→ PROMPT
Transcribe everything in the data word for word. Pictures are left out.

→ SOURCE EXCERPT
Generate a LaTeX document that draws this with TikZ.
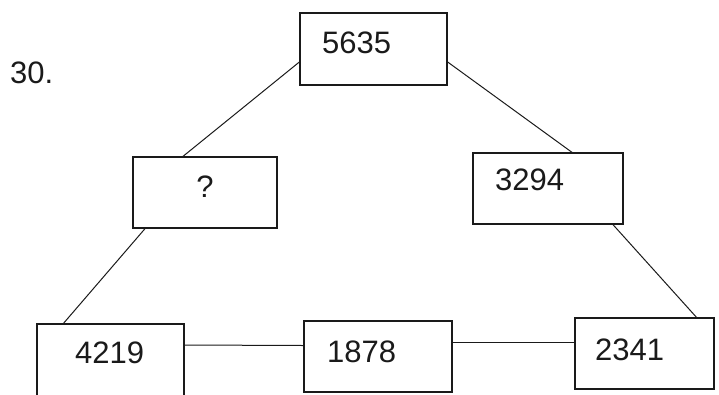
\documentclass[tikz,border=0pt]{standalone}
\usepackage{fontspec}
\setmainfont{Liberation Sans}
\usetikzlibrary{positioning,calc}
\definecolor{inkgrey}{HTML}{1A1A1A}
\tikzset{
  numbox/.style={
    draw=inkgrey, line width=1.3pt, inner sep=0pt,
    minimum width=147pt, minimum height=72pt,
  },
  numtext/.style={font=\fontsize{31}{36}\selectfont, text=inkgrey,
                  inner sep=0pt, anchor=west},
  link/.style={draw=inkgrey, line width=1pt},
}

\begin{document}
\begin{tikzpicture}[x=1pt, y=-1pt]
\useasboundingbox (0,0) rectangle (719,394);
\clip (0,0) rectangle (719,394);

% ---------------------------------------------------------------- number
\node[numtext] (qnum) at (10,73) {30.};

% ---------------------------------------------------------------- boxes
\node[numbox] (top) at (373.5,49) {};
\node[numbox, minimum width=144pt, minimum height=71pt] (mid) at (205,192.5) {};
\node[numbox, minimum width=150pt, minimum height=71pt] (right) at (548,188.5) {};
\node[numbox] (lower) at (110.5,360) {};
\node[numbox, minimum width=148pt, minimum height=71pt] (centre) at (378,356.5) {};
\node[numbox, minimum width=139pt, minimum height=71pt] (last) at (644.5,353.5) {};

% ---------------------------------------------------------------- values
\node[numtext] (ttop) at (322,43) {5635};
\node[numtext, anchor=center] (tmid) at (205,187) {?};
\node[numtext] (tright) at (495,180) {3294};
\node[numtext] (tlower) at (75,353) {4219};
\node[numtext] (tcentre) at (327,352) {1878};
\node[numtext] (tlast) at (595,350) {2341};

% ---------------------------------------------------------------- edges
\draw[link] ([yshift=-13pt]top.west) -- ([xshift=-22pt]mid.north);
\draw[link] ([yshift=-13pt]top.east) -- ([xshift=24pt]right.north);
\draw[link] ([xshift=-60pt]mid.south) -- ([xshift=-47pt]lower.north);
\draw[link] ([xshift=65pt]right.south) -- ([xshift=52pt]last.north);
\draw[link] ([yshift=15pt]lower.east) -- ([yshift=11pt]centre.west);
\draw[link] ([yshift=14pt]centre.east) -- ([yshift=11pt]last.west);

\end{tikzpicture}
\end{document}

→ TASK SOLUTION
Generate a LaTeX document that draws this with TikZ.
\documentclass[tikz,border=0pt]{standalone}
\usepackage{fontspec}
\setmainfont{Liberation Sans}
\usetikzlibrary{positioning,calc}
\definecolor{inkgrey}{HTML}{1A1A1A}
\tikzset{
  numbox/.style={
    draw=inkgrey, line width=1.3pt, inner sep=0pt,
    minimum width=147pt, minimum height=72pt,
  },
  numtext/.style={font=\fontsize{31}{36}\selectfont, text=inkgrey,
                  inner sep=0pt, anchor=west},
  link/.style={draw=inkgrey, line width=1pt},
}

\begin{document}
\begin{tikzpicture}[x=1pt, y=-1pt]
\useasboundingbox (0,0) rectangle (719,394);
\clip (0,0) rectangle (719,394);

% ---------------------------------------------------------------- number
\node[numtext] (qnum) at (10,73) {30.};

% ---------------------------------------------------------------- boxes
\node[numbox] (top) at (373.5,49) {};
\node[numbox, minimum width=144pt, minimum height=71pt] (mid) at (205,192.5) {};
\node[numbox, minimum width=150pt, minimum height=71pt] (right) at (548,188.5) {};
\node[numbox] (lower) at (110.5,360) {};
\node[numbox, minimum width=148pt, minimum height=71pt] (centre) at (378,356.5) {};
\node[numbox, minimum width=139pt, minimum height=71pt] (last) at (644.5,353.5) {};

% ---------------------------------------------------------------- values
\node[numtext] (ttop) at (322,43) {5635};
\node[numtext, anchor=center] (tmid) at (205,187) {?};
\node[numtext] (tright) at (495,180) {3294};
\node[numtext] (tlower) at (75,353) {4219};
\node[numtext] (tcentre) at (327,352) {1878};
\node[numtext] (tlast) at (595,350) {2341};

% ---------------------------------------------------------------- edges
\draw[link] ([yshift=-13pt]top.west) -- ([xshift=-22pt]mid.north);
\draw[link] ([yshift=-13pt]top.east) -- ([xshift=24pt]right.north);
\draw[link] ([xshift=-60pt]mid.south) -- ([xshift=-47pt]lower.north);
\draw[link] ([xshift=65pt]right.south) -- ([xshift=52pt]last.north);
\draw[link] ([yshift=15pt]lower.east) -- ([yshift=11pt]centre.west);
\draw[link] ([yshift=14pt]centre.east) -- ([yshift=11pt]last.west);

\end{tikzpicture}
\end{document}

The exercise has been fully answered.